Sun Sentinel Palm Beach Edition

Lincoln Project’s ads aimed at Trump

- By Anthony Man

The Lincoln Project, which spent much of the year trolling President Donald Trump with TV ads aimed directly at him, is deploying the tactic in South Florida.

Starting Wednesday, if Trump turns on the TV at the two locations where he’s spent time since Dec. 23 — his Mar-a-Lago Club in Palm Beach or the Trump Internatio­nal Golf Course in West Palm Beach — there’s a chance he’ll see the Lincoln Project’s latest.

The ad buying and tracking firm Medium reported that Lincoln Project has bought TV time in the West Palm Beach market from Wednesday through Jan. 5. Trump is scheduled to be in the area until Jan. 3.

A major pillar of the The Lincoln Project’s 2020 strategy was aiming to torment an audience of one — Trump — through advertisin­g on cable shows he’s sure to watch on channels such as Fox News. That’s the aim of the latest effort, which

seeks to drive a wedge between Trump and Vice President Mike Pence, who will preside over the Jan. 6 joint session of Congress at which the electoral votes making Joe Biden the next president will be counted.

Ryan Wiggins, the Lincoln Project’s senior communicat­ions adviser, said the organizati­on would spend about $150,000 to air the spot, entitled “Pence,” on broadcast TV stations in the West Palm Beach market and on Fox News Channel.

The Lincoln Project, a super PAC formed a year ago by never-Trump Republican­s and former Republican­s, repeatedly placed election-year ads on cable TV in Washington, D.C., knowing Trump would see them — and with full knowledge that the TV audience in the nation’s capital wasn’t likely to be at all swayed by political advertisin­g.
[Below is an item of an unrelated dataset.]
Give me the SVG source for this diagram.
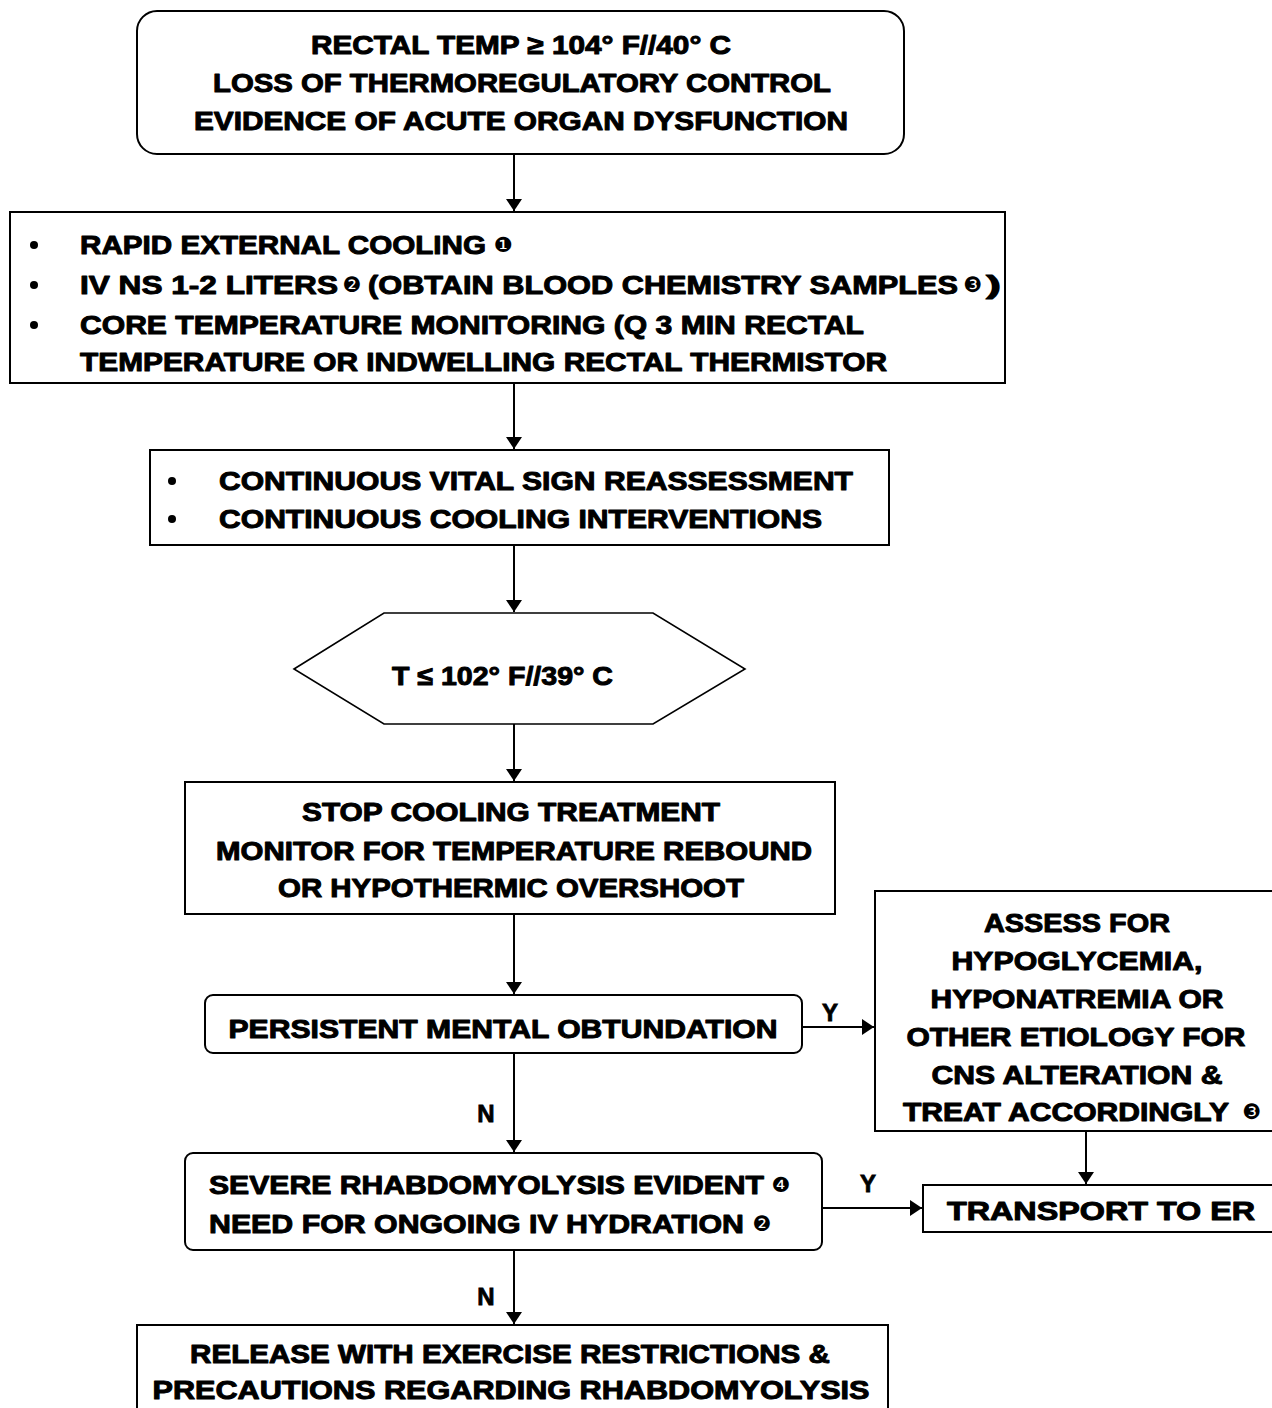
<svg xmlns="http://www.w3.org/2000/svg" width="1272" height="1408" viewBox="0 0 1272 1408">
  <style>
    .box { fill: #fff; stroke: #000; stroke-width: 2; }
    .hex { fill: #fff; stroke: #000; stroke-width: 1.6; }
    .t { font-family: "Liberation Sans", Arial, sans-serif; font-weight: bold; font-size: 26.5px; fill: #000; stroke: #000; stroke-width: 1; stroke-linejoin: round; }
    .c { text-anchor: middle; }
    .num { font-family: "DejaVu Sans", sans-serif; font-size: 21px; fill: #000; text-anchor: middle; }
    .lbl { font-family: "Liberation Sans", Arial, sans-serif; font-weight: bold; font-size: 24px; fill: #000; stroke: #000; stroke-width: 0.8; text-anchor: middle; }
    .wire { fill: none; stroke: #000; stroke-width: 2; }
  </style>
  <defs>
    <marker id="arrow" viewBox="0 0 12 16" refX="12" refY="8" markerWidth="12" markerHeight="16" markerUnits="userSpaceOnUse" orient="auto">
      <path d="M0,0 L12,8 L0,16 Z" fill="#000"/>
    </marker>
  </defs>
  <rect width="1272" height="1408" fill="#fff"/>

  <!-- connectors -->
  <g id="connectors">
    <line class="wire" x1="514" y1="155" x2="514" y2="211" marker-end="url(#arrow)"/>
    <line class="wire" x1="514" y1="384" x2="514" y2="449" marker-end="url(#arrow)"/>
    <line class="wire" x1="514" y1="546" x2="514" y2="612" marker-end="url(#arrow)"/>
    <line class="wire" x1="514" y1="724" x2="514" y2="781" marker-end="url(#arrow)"/>
    <line class="wire" x1="514" y1="915" x2="514" y2="994" marker-end="url(#arrow)"/>
    <line class="wire" x1="802" y1="1027" x2="874" y2="1027" marker-end="url(#arrow)"/>
    <line class="wire" x1="514" y1="1054" x2="514" y2="1152" marker-end="url(#arrow)"/>
    <line class="wire" x1="1086" y1="1131" x2="1086" y2="1184" marker-end="url(#arrow)"/>
    <line class="wire" x1="822" y1="1208" x2="922" y2="1208" marker-end="url(#arrow)"/>
    <line class="wire" x1="514" y1="1251" x2="514" y2="1324" marker-end="url(#arrow)"/>
    <text class="lbl" x="830" y="1021">Y</text>
    <text class="lbl" x="486" y="1122">N</text>
    <text class="lbl" x="868" y="1192">Y</text>
    <text class="lbl" x="486" y="1305">N</text>
  </g>

  <!-- entry criteria -->
  <g id="criteria">
    <rect class="box" x="137" y="11" width="767" height="143" rx="20"/>
    <text class="t c" x="521" y="54" textLength="420" lengthAdjust="spacingAndGlyphs">RECTAL TEMP ≥ 104° F//40° C</text>
    <text class="t c" x="522" y="92" textLength="618" lengthAdjust="spacingAndGlyphs">LOSS OF THERMOREGULATORY CONTROL</text>
    <text class="t c" x="521" y="130" textLength="654" lengthAdjust="spacingAndGlyphs">EVIDENCE OF ACUTE ORGAN DYSFUNCTION</text>
  </g>

  <!-- initial treatment -->
  <g id="initial-treatment">
    <rect class="box" x="10" y="212" width="995" height="171"/>
    <circle cx="34" cy="245" r="4"/>
    <circle cx="34" cy="285" r="4"/>
    <circle cx="34" cy="325" r="4"/>
    <text class="t" x="80" y="254" textLength="406" lengthAdjust="spacingAndGlyphs">RAPID EXTERNAL COOLING</text>
    <text class="num" x="503" y="252">❶</text>
    <text class="t" x="80" y="294" textLength="258" lengthAdjust="spacingAndGlyphs">IV NS 1-2 LITERS</text>
    <text class="num" x="352" y="292">❷</text>
    <text class="t" x="368" y="294" textLength="590" lengthAdjust="spacingAndGlyphs">(OBTAIN BLOOD CHEMISTRY SAMPLES</text>
    <text class="num" x="973" y="292">❸</text>
    <text class="t" x="986" y="294" textLength="15" lengthAdjust="spacingAndGlyphs">)</text>
    <text class="t" x="80" y="334" textLength="784" lengthAdjust="spacingAndGlyphs">CORE TEMPERATURE MONITORING (Q 3 MIN RECTAL</text>
    <text class="t" x="80" y="371" textLength="807" lengthAdjust="spacingAndGlyphs">TEMPERATURE OR INDWELLING RECTAL THERMISTOR</text>
  </g>

  <!-- ongoing monitoring -->
  <g id="monitoring">
    <rect class="box" x="150" y="450" width="739" height="95"/>
    <circle cx="172" cy="481" r="4"/>
    <circle cx="172" cy="519" r="4"/>
    <text class="t" x="219" y="490" textLength="634" lengthAdjust="spacingAndGlyphs">CONTINUOUS VITAL SIGN REASSESSMENT</text>
    <text class="t" x="219" y="528" textLength="603" lengthAdjust="spacingAndGlyphs">CONTINUOUS COOLING INTERVENTIONS</text>
  </g>

  <!-- temperature decision -->
  <g id="temp-check">
    <polygon class="hex" points="294,669 384,613 653,613 745,669 653,724 384,724"/>
    <text class="t" x="392" y="685" textLength="221" lengthAdjust="spacingAndGlyphs">T ≤ 102° F//39° C</text>
  </g>

  <!-- stop cooling -->
  <g id="stop-cooling">
    <rect class="box" x="185" y="782" width="650" height="132"/>
    <text class="t c" x="511" y="821" textLength="418" lengthAdjust="spacingAndGlyphs">STOP COOLING TREATMENT</text>
    <text class="t c" x="514" y="860" textLength="596" lengthAdjust="spacingAndGlyphs">MONITOR FOR TEMPERATURE REBOUND</text>
    <text class="t c" x="511" y="897" textLength="466" lengthAdjust="spacingAndGlyphs">OR HYPOTHERMIC OVERSHOOT</text>
  </g>

  <!-- mental status decision -->
  <g id="obtundation">
    <rect class="box" x="205" y="995" width="597" height="58" rx="8"/>
    <text class="t c" x="503" y="1038" textLength="549" lengthAdjust="spacingAndGlyphs">PERSISTENT MENTAL OBTUNDATION</text>
  </g>

  <!-- CNS assessment -->
  <g id="cns-assessment">
    <rect class="box" x="875" y="891" width="410" height="240"/>
    <text class="t c" x="1077" y="932" textLength="186" lengthAdjust="spacingAndGlyphs">ASSESS FOR</text>
    <text class="t c" x="1077" y="970" textLength="251" lengthAdjust="spacingAndGlyphs">HYPOGLYCEMIA,</text>
    <text class="t c" x="1077" y="1008" textLength="293" lengthAdjust="spacingAndGlyphs">HYPONATREMIA OR</text>
    <text class="t c" x="1076" y="1046" textLength="339" lengthAdjust="spacingAndGlyphs">OTHER ETIOLOGY FOR</text>
    <text class="t c" x="1077" y="1084" textLength="291" lengthAdjust="spacingAndGlyphs">CNS ALTERATION &amp;</text>
    <text class="t" x="903" y="1121" textLength="326" lengthAdjust="spacingAndGlyphs">TREAT ACCORDINGLY</text>
    <text class="num" x="1252" y="1119">❸</text>
  </g>

  <!-- rhabdomyolysis decision -->
  <g id="rhabdo">
    <rect class="box" x="185" y="1153" width="637" height="97" rx="8"/>
    <text class="t" x="209" y="1194" textLength="555" lengthAdjust="spacingAndGlyphs">SEVERE RHABDOMYOLYSIS EVIDENT</text>
    <text class="num" x="781" y="1192">❹</text>
    <text class="t" x="209" y="1233" textLength="535" lengthAdjust="spacingAndGlyphs">NEED FOR ONGOING IV HYDRATION</text>
    <text class="num" x="762" y="1231">❷</text>
  </g>

  <!-- transport -->
  <g id="transport">
    <rect class="box" x="923" y="1185" width="360" height="47"/>
    <text class="t" x="947" y="1220" textLength="308" lengthAdjust="spacingAndGlyphs">TRANSPORT TO ER</text>
  </g>

  <!-- release -->
  <g id="release">
    <rect class="box" x="137" y="1325" width="751" height="100"/>
    <text class="t c" x="510" y="1363" textLength="640" lengthAdjust="spacingAndGlyphs">RELEASE WITH EXERCISE RESTRICTIONS &amp;</text>
    <text class="t c" x="511" y="1399" textLength="717" lengthAdjust="spacingAndGlyphs">PRECAUTIONS REGARDING RHABDOMYOLYSIS</text>
  </g>
</svg>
It’s also bought time when Trump was at his golf club in Bedminster, N.J.

One ad from the spring was aimed at planting seeds of doubt about Brad Parscale, at the time Trump’s campaign manager, by highlighti­ng the homes and cars Parscale acquired after moving to Fort Lauderdale while on the Trump campaign payroll.

Last week, Axios reported that Trump was bothered by the ad claiming Pence was backing away from the president. Axios said a source said Trump was “complainin­g about Pence” and brought up the ad, which “has clearly got inside Trump’s head, the source said.”

George Conway, a Lincoln Project co-founder, told New York magazine that “triggering Trump’s paranoia” was useful. “We try to trigger the chaos in Trump’s DNA.”

Rick Wilson, another Lincoln Project co-founder, told a New York magazine podcast that, “We’re working to play into Donald Trump’s whole portfolio, the constellat­ion of psychologi­cal weaknesses that Trump displays every day…. Some of the ads are for an audience of one — psychologi­cal warfare with Donald Trump.”